*Task instructions:*
Copy every line of the entries that includes the word "What".

--- BEGIN Data shown ---

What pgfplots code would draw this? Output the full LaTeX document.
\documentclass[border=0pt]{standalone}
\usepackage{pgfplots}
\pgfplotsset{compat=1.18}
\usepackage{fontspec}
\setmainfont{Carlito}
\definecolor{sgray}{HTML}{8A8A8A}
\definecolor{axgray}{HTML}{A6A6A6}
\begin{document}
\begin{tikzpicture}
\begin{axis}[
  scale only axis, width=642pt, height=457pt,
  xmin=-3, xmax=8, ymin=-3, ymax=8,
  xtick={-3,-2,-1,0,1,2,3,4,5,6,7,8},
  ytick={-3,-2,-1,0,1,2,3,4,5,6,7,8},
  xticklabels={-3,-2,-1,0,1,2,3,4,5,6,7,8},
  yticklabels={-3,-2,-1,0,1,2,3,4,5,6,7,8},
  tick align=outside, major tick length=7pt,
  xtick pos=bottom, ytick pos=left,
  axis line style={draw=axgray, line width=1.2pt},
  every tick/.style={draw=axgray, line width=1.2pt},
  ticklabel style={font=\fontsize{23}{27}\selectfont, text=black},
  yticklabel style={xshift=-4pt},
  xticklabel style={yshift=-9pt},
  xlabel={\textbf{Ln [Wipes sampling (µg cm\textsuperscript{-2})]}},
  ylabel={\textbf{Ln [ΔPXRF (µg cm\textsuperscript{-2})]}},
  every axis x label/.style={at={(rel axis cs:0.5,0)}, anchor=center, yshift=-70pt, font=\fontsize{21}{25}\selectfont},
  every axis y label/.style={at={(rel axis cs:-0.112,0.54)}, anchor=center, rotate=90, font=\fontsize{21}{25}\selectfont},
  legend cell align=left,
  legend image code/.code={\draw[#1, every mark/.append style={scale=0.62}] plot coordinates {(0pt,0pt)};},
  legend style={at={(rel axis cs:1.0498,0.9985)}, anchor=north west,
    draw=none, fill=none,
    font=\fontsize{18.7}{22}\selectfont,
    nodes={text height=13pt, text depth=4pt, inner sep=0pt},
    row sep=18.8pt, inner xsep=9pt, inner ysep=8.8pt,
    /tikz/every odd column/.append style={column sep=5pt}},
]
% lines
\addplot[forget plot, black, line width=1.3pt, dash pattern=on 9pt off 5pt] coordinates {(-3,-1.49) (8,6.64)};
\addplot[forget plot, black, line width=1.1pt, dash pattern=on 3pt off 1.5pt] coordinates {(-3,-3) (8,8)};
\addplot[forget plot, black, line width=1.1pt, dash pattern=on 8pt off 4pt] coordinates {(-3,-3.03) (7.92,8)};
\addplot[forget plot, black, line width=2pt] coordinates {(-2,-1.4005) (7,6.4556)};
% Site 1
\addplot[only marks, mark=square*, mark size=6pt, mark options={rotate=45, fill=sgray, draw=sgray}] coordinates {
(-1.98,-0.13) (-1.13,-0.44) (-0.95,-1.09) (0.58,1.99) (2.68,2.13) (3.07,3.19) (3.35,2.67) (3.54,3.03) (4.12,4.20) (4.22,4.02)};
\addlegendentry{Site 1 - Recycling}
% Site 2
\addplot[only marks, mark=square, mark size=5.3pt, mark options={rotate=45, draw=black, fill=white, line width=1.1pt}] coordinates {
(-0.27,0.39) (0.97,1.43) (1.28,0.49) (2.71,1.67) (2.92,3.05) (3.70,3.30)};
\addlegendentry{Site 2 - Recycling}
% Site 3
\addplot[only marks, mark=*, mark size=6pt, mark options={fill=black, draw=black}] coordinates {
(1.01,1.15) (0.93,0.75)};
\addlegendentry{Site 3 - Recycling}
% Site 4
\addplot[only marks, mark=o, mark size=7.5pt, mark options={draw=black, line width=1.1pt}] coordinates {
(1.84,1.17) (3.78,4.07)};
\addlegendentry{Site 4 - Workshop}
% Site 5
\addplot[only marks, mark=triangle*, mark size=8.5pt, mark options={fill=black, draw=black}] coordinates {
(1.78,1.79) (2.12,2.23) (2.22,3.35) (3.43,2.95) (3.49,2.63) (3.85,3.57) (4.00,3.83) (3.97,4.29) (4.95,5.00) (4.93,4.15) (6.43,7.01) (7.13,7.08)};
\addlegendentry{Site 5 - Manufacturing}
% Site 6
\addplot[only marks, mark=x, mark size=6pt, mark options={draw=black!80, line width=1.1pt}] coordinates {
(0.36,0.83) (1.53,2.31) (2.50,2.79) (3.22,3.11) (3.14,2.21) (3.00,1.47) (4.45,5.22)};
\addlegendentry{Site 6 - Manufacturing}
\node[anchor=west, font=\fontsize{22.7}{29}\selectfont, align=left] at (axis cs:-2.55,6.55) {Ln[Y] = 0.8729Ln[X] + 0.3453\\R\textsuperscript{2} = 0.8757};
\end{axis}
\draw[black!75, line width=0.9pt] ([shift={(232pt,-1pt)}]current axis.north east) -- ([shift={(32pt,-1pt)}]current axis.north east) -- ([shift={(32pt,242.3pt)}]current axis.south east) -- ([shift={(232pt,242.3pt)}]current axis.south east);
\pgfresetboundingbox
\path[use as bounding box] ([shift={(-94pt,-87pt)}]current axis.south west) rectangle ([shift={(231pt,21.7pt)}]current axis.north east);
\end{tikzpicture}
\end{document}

--- END Data shown ---
--- BEGIN Data shown ---

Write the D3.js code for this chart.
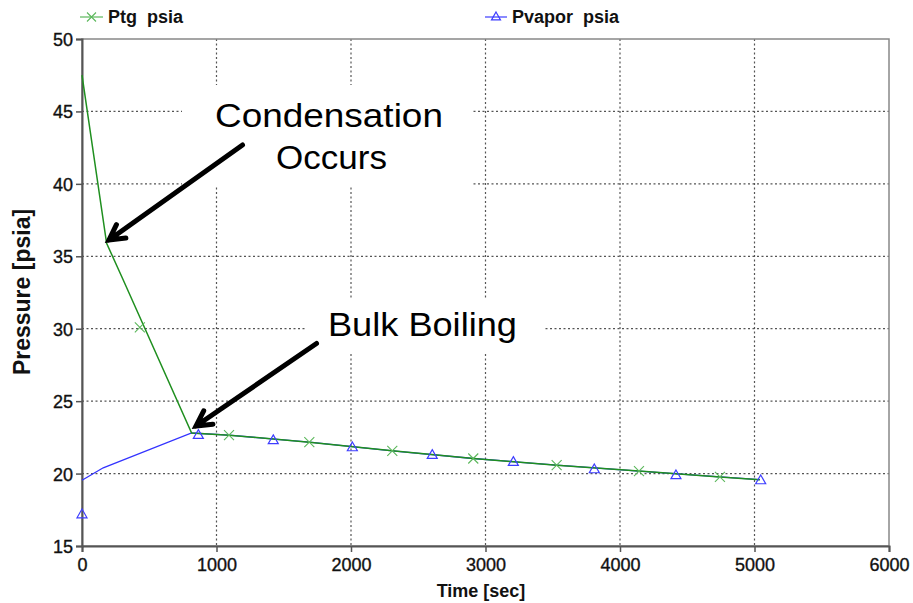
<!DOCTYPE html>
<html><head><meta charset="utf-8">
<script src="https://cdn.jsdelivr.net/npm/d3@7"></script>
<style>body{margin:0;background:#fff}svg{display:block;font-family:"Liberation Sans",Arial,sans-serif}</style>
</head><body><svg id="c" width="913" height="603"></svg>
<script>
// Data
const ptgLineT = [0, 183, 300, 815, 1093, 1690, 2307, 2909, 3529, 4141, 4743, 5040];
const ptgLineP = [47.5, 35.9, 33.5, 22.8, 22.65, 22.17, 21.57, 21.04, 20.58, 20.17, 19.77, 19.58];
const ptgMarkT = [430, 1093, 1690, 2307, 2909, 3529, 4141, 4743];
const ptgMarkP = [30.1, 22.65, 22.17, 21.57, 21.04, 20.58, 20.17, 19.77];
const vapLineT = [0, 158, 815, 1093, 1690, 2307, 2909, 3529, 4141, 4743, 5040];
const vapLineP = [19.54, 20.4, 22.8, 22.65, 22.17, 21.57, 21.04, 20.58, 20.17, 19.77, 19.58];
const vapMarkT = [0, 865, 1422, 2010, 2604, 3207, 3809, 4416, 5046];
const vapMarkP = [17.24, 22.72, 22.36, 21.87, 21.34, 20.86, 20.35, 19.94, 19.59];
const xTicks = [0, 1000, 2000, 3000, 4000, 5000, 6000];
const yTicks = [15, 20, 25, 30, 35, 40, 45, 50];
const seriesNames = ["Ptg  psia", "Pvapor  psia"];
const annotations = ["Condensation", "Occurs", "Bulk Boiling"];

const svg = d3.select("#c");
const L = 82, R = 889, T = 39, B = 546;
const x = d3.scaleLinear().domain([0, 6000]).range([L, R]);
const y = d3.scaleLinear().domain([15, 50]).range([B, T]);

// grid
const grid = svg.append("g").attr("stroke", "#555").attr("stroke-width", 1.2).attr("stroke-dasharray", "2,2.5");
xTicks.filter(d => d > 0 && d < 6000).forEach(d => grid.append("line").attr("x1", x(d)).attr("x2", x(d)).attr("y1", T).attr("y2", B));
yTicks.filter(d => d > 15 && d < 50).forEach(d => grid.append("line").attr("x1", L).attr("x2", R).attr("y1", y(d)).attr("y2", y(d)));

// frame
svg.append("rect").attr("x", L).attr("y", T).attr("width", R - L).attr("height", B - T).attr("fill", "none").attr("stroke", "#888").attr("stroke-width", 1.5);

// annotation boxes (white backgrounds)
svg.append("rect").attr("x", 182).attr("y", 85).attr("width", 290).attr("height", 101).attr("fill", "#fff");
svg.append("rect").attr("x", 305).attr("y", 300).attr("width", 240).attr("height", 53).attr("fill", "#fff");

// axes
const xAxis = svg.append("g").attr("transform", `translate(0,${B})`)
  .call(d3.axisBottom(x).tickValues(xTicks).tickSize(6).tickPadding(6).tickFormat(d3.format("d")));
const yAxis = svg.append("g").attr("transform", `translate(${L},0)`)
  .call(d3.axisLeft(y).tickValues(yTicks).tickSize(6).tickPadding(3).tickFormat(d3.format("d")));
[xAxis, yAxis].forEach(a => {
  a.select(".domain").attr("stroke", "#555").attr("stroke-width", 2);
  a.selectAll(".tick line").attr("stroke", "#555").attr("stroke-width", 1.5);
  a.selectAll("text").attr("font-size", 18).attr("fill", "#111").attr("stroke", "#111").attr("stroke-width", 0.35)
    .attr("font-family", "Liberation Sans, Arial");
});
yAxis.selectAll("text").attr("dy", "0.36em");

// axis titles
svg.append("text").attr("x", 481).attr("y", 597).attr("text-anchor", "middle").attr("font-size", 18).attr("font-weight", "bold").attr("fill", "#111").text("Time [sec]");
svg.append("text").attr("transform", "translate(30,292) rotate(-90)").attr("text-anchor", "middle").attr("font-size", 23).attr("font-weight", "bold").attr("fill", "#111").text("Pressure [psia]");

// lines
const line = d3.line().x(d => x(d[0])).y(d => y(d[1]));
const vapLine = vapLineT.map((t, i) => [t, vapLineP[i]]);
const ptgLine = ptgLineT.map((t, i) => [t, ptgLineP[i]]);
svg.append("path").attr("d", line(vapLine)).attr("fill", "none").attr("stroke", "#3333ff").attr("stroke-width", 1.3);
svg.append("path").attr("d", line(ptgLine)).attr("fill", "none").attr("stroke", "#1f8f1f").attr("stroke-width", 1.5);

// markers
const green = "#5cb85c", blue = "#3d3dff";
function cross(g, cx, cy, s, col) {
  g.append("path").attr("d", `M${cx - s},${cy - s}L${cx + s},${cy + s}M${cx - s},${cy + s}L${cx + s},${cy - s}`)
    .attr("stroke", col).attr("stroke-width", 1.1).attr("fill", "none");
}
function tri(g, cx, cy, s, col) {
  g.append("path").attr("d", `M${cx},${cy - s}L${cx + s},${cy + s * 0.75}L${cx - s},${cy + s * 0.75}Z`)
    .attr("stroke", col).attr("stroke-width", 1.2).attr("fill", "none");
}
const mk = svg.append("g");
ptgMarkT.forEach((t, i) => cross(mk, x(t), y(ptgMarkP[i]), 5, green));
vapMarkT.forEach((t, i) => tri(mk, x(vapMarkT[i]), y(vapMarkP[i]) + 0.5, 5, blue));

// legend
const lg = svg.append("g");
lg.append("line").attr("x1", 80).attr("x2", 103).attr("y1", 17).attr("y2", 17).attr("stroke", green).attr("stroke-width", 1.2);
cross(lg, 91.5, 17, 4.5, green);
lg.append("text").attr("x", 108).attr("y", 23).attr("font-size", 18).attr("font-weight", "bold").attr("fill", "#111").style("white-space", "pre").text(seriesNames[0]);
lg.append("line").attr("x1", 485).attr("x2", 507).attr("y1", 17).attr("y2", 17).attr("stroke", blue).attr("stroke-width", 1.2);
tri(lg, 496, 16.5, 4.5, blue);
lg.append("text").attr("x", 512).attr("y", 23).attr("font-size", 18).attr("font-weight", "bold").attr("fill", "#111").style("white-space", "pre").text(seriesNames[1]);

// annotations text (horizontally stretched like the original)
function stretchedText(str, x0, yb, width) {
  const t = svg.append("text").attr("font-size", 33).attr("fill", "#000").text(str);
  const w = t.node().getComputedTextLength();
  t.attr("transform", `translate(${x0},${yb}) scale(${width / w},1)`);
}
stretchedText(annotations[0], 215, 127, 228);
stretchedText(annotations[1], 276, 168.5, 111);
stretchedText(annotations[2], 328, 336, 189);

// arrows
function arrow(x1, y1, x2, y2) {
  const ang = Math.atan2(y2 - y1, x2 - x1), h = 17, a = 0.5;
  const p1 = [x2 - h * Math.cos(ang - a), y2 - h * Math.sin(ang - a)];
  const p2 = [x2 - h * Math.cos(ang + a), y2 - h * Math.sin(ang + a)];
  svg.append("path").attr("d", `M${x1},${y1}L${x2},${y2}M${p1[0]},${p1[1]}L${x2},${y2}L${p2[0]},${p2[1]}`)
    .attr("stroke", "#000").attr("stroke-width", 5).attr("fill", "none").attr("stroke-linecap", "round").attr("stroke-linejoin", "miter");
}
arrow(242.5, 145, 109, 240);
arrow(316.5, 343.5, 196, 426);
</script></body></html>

--- END Data shown ---
--- BEGIN Data shown ---

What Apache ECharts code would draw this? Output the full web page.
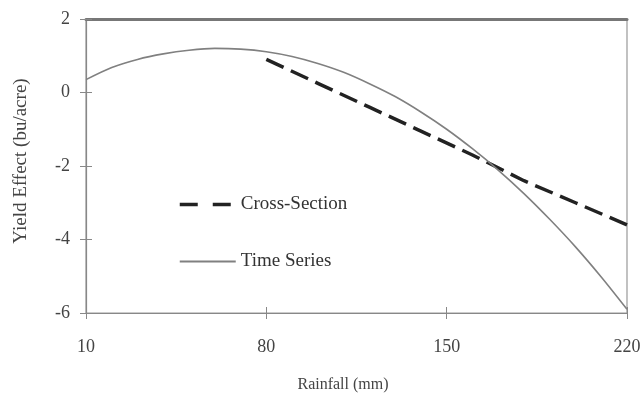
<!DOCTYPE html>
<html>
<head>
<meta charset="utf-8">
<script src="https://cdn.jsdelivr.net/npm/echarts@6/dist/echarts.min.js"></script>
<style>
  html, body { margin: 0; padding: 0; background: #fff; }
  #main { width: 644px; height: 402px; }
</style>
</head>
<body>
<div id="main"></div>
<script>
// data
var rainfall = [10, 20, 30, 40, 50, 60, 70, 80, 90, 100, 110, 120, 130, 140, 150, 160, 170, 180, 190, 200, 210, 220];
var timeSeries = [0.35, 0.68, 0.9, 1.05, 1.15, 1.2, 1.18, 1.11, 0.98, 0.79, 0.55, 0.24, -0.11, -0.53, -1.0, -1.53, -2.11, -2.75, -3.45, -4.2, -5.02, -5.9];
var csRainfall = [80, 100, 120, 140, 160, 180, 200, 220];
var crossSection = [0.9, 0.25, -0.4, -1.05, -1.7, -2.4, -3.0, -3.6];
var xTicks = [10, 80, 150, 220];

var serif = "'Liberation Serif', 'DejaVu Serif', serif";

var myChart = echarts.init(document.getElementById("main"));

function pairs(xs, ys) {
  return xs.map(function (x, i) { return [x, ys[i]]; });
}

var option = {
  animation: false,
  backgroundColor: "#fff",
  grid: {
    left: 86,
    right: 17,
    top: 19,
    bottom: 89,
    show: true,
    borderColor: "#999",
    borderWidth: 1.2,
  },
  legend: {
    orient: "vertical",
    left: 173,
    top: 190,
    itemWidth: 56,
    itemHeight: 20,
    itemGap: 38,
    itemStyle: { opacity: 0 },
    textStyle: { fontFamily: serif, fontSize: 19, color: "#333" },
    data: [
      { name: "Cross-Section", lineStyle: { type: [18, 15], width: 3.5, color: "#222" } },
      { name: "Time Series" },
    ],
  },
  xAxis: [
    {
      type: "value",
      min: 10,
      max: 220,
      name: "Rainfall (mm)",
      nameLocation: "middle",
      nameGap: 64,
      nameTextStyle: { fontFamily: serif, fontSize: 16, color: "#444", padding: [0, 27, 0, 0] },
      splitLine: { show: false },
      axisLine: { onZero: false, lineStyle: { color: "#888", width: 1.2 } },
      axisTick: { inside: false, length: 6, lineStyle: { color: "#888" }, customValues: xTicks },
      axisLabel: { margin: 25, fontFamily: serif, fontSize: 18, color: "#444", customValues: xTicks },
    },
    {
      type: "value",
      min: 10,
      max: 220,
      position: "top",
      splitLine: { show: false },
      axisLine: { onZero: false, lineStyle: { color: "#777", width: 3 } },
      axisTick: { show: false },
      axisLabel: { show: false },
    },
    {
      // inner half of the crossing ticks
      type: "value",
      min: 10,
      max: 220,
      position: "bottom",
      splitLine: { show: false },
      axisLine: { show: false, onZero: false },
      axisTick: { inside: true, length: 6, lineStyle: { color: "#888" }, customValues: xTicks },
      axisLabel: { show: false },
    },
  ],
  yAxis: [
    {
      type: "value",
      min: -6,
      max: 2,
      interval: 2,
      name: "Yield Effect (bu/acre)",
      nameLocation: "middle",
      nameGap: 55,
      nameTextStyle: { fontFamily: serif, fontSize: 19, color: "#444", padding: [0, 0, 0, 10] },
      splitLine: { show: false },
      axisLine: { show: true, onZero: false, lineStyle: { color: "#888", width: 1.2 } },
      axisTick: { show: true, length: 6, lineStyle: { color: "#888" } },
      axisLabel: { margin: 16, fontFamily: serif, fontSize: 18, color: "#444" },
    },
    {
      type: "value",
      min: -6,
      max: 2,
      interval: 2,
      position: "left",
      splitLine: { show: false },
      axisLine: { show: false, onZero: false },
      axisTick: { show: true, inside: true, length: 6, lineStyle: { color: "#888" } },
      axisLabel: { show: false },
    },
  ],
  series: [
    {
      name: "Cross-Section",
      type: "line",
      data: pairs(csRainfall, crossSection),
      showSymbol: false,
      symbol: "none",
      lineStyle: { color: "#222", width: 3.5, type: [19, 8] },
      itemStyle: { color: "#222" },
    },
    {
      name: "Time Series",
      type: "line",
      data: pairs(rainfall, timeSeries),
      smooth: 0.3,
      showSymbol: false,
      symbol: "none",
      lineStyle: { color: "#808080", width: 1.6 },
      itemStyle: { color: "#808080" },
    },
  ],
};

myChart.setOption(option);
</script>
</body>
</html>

--- END Data shown ---

*The solution:*
What pgfplots code would draw this? Output the full LaTeX document.
What Apache ECharts code would draw this? Output the full web page.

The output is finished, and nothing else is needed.